One such failure Dave Zwieback mentioned in his talk was the leap second bug that hit many online services last year. He categorizes this as a Black Swan Event, a phrase coined by Nassim Nicholas Taleb to describe a (practically) unpredictable and rare event that has an outsize impact. When these sorts of events occur, our natural reaction is to try and convince ourselves that the event COULD have been predicted and prevented.

We think that if only we more rigidly controlled our environment, we could prevent the outage from occurring. We just need more process, more structure, more safeguards to prevent unexpected changes, and our environment will stay in the same, known good, state and we will never have an outage.

Of course, taking these sorts of actions will never actually prevent outages from occurring. In fact, as Zwieback explained in his talk, attempting to prevent unexpected changes from occurring in your environment by creating a more and more restrictive change process will actually grind your company to a halt. This is because, as he puts it, “The changeability of a system is the root cause of both all functioning systems and all malfunctioning systems.”

Making systems more tolerant of unplanned change

We need change in our systems for them to work, both in the pedantic sense of the constant change of 1s and 0s in the CPU, as well as in the practical sense of allowing new features and improvements to be deployed. Fear of change will slow down this rate of feature deployments, which in turn will make the changes that do occur become more and more risky because the scope of change will necessarily increase as the rate of change decreases.
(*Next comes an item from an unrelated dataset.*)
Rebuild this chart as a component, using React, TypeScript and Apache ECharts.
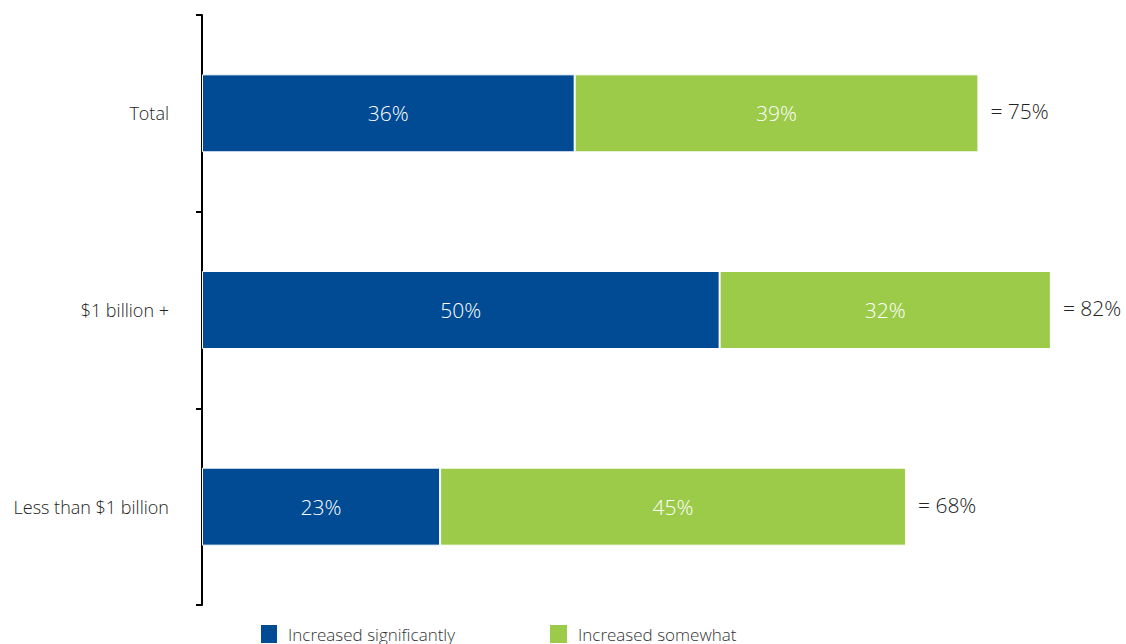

As each change becomes more risky, even more process will be added, and the rate of change will decrease even more, leading to a downward spiral until nothing is accomplished and the business stagnates.

What is actually needed is to work towards making your system MORE tolerant of unplanned and unpredictable change rather than trying to prevent it completely. Richard Cook calls this sort of system “Resilient” while Dave Zwieback calls it “Antifragile.” Whatever you call it, you accomplish this by increasing your rate of expected change, which in turn will require your systems to be designed to handle rapid change.

Handling the unexpected variety

If your system can handle rapid EXPECTED change, it will be much better at handling the unexpected variety. Your systems will necessarily have to make fewer assumptions about the current state of the system, and you will have to design it such that it can recover when the assumptions it does make are not correct.

This is, of course, not an easy task, especially in the sort of large scale environments where the cost of any failure is huge. It is much easier to continue on the path of trying to minimize the changes to your system, exerting tighter control. In the short term, this might actually reduce problems; however, it is only increasing the risk of major catastrophic failures down the road.

Walking that narrow path between preventing the short term, smaller, failures and avoiding the long term, unpredictable, failures is certainly a challenging proposition. Of course, challenging problems are why we look forward to coming to work every day.